### Recorded information
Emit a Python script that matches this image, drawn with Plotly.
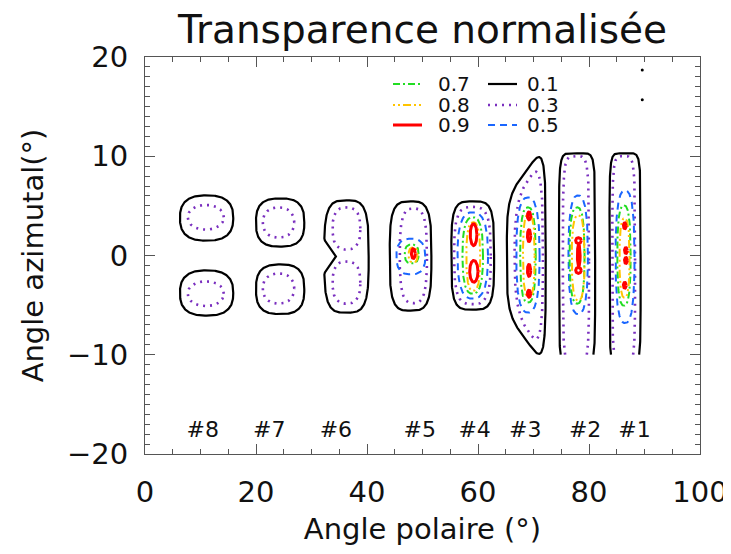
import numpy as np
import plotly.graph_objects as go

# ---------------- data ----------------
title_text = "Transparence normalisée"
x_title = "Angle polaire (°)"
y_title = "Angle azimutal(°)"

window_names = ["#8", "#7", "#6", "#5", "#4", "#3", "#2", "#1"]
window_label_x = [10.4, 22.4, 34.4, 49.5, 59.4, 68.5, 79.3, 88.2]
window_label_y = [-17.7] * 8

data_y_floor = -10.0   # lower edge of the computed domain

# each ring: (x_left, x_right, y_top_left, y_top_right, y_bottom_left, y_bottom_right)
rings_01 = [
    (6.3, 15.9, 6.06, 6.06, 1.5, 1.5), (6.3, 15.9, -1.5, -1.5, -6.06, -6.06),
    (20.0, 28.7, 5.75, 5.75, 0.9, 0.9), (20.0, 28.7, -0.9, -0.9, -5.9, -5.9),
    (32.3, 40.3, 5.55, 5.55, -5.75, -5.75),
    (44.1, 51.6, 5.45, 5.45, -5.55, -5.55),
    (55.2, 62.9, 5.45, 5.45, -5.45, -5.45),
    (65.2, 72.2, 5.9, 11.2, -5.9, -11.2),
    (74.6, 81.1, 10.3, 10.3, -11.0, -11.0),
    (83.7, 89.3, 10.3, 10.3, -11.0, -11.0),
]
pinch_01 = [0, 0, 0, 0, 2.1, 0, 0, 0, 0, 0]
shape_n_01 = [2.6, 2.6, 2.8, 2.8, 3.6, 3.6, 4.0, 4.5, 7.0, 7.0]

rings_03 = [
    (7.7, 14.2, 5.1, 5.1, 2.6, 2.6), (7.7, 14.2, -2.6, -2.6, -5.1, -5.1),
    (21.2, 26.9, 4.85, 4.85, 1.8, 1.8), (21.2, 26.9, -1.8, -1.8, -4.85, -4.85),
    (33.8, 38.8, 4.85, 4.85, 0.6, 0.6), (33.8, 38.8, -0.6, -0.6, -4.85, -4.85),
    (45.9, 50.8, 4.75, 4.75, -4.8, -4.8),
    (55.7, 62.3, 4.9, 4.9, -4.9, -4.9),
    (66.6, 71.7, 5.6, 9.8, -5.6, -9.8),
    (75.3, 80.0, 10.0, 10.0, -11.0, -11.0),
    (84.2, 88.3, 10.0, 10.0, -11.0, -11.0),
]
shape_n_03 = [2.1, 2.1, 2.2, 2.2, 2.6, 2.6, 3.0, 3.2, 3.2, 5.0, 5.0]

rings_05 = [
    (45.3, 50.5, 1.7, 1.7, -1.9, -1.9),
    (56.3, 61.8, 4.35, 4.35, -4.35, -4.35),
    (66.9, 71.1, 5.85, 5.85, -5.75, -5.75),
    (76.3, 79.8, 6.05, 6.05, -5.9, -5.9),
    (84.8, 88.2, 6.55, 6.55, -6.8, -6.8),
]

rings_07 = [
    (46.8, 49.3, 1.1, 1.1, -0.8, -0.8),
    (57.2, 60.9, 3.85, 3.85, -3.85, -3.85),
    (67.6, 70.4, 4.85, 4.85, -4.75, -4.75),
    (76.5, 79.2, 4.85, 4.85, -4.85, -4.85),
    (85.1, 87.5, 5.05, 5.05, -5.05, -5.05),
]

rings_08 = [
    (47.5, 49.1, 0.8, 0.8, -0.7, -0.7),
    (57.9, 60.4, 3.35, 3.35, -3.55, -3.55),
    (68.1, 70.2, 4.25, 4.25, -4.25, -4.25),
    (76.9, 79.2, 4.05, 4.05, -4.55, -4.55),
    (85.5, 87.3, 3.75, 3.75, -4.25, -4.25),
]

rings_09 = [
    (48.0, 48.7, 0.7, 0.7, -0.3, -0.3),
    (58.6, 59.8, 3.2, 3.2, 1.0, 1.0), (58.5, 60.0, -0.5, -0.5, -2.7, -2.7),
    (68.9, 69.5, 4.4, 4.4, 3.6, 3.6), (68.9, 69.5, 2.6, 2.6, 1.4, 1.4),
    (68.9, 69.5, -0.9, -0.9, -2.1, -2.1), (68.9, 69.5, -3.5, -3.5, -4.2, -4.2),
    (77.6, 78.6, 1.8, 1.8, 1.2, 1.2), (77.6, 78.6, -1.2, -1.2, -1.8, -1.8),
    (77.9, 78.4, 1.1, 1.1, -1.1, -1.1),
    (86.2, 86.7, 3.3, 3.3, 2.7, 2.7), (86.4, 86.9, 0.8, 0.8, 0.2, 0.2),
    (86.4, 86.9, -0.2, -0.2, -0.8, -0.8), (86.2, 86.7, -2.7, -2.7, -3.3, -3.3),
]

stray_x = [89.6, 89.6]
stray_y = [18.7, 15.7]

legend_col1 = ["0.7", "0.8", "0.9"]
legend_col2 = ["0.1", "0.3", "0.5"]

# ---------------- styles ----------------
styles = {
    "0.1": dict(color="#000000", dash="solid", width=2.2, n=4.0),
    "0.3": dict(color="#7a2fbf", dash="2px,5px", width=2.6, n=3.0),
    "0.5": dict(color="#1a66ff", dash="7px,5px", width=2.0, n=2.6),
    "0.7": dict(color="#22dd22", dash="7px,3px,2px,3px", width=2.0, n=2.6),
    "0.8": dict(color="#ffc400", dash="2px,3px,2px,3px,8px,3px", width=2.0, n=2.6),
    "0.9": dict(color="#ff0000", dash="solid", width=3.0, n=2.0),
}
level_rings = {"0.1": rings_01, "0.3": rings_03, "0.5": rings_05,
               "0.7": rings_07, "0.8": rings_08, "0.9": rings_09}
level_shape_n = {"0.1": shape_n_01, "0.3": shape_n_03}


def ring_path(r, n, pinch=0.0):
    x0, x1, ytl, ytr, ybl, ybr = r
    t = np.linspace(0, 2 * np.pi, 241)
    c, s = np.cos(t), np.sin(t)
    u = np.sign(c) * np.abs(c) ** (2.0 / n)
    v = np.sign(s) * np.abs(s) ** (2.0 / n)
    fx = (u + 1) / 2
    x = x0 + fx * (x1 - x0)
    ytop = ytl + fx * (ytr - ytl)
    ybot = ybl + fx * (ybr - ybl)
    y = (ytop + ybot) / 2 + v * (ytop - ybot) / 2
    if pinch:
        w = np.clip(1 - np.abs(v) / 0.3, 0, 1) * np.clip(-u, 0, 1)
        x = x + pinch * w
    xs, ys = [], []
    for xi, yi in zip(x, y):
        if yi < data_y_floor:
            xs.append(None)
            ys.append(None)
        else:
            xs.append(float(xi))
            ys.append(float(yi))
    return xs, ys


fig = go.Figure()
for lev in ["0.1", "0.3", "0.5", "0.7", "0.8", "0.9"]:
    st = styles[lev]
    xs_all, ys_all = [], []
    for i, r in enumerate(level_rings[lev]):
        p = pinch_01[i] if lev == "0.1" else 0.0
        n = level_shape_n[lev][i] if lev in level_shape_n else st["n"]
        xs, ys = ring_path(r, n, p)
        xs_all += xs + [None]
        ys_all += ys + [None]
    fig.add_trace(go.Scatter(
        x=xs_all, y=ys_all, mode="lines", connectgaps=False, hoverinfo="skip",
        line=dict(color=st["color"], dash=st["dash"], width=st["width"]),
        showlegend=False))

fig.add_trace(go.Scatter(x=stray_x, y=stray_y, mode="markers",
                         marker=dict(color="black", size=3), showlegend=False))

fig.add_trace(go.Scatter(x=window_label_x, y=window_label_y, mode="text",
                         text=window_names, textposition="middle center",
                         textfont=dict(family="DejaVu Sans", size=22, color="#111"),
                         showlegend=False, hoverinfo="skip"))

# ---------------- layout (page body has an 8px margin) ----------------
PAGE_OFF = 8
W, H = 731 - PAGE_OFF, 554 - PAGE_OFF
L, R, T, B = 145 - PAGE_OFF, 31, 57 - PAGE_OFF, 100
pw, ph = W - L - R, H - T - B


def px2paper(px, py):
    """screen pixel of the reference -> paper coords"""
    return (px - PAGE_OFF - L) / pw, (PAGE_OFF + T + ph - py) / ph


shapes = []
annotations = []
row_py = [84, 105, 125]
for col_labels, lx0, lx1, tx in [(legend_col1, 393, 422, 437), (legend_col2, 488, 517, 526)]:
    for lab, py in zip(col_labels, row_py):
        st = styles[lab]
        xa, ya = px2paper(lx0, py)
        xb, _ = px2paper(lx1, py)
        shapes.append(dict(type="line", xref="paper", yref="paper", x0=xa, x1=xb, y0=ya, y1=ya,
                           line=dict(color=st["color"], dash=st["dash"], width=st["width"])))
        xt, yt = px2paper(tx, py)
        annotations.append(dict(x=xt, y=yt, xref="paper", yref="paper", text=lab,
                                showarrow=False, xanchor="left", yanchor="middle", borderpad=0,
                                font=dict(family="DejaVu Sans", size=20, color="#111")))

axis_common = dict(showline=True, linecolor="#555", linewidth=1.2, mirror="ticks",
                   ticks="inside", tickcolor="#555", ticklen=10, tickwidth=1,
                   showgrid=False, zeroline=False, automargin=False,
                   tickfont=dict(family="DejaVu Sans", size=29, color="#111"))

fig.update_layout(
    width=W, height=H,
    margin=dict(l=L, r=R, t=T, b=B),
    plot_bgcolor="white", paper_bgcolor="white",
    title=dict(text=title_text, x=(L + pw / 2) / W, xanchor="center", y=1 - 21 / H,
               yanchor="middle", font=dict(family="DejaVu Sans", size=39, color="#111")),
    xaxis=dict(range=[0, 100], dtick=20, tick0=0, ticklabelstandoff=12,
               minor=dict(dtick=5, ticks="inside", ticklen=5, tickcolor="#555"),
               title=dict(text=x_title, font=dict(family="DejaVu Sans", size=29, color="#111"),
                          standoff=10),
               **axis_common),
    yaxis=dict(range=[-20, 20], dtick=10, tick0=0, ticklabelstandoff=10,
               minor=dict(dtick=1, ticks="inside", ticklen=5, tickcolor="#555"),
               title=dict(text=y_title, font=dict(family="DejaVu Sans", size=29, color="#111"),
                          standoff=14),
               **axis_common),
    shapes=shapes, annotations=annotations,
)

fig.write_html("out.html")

### What to do
Repeat, word for word and with no pictures, only the lines running from the beginning of the data to the line that contains "4.5, 7.0, 7.0]".

### Task result
Emit a Python script that matches this image, drawn with Plotly.
import numpy as np
import plotly.graph_objects as go

# ---------------- data ----------------
title_text = "Transparence normalisée"
x_title = "Angle polaire (°)"
y_title = "Angle azimutal(°)"

window_names = ["#8", "#7", "#6", "#5", "#4", "#3", "#2", "#1"]
window_label_x = [10.4, 22.4, 34.4, 49.5, 59.4, 68.5, 79.3, 88.2]
window_label_y = [-17.7] * 8

data_y_floor = -10.0   # lower edge of the computed domain

# each ring: (x_left, x_right, y_top_left, y_top_right, y_bottom_left, y_bottom_right)
rings_01 = [
    (6.3, 15.9, 6.06, 6.06, 1.5, 1.5), (6.3, 15.9, -1.5, -1.5, -6.06, -6.06),
    (20.0, 28.7, 5.75, 5.75, 0.9, 0.9), (20.0, 28.7, -0.9, -0.9, -5.9, -5.9),
    (32.3, 40.3, 5.55, 5.55, -5.75, -5.75),
    (44.1, 51.6, 5.45, 5.45, -5.55, -5.55),
    (55.2, 62.9, 5.45, 5.45, -5.45, -5.45),
    (65.2, 72.2, 5.9, 11.2, -5.9, -11.2),
    (74.6, 81.1, 10.3, 10.3, -11.0, -11.0),
    (83.7, 89.3, 10.3, 10.3, -11.0, -11.0),
]
pinch_01 = [0, 0, 0, 0, 2.1, 0, 0, 0, 0, 0]
shape_n_01 = [2.6, 2.6, 2.8, 2.8, 3.6, 3.6, 4.0, 4.5, 7.0, 7.0]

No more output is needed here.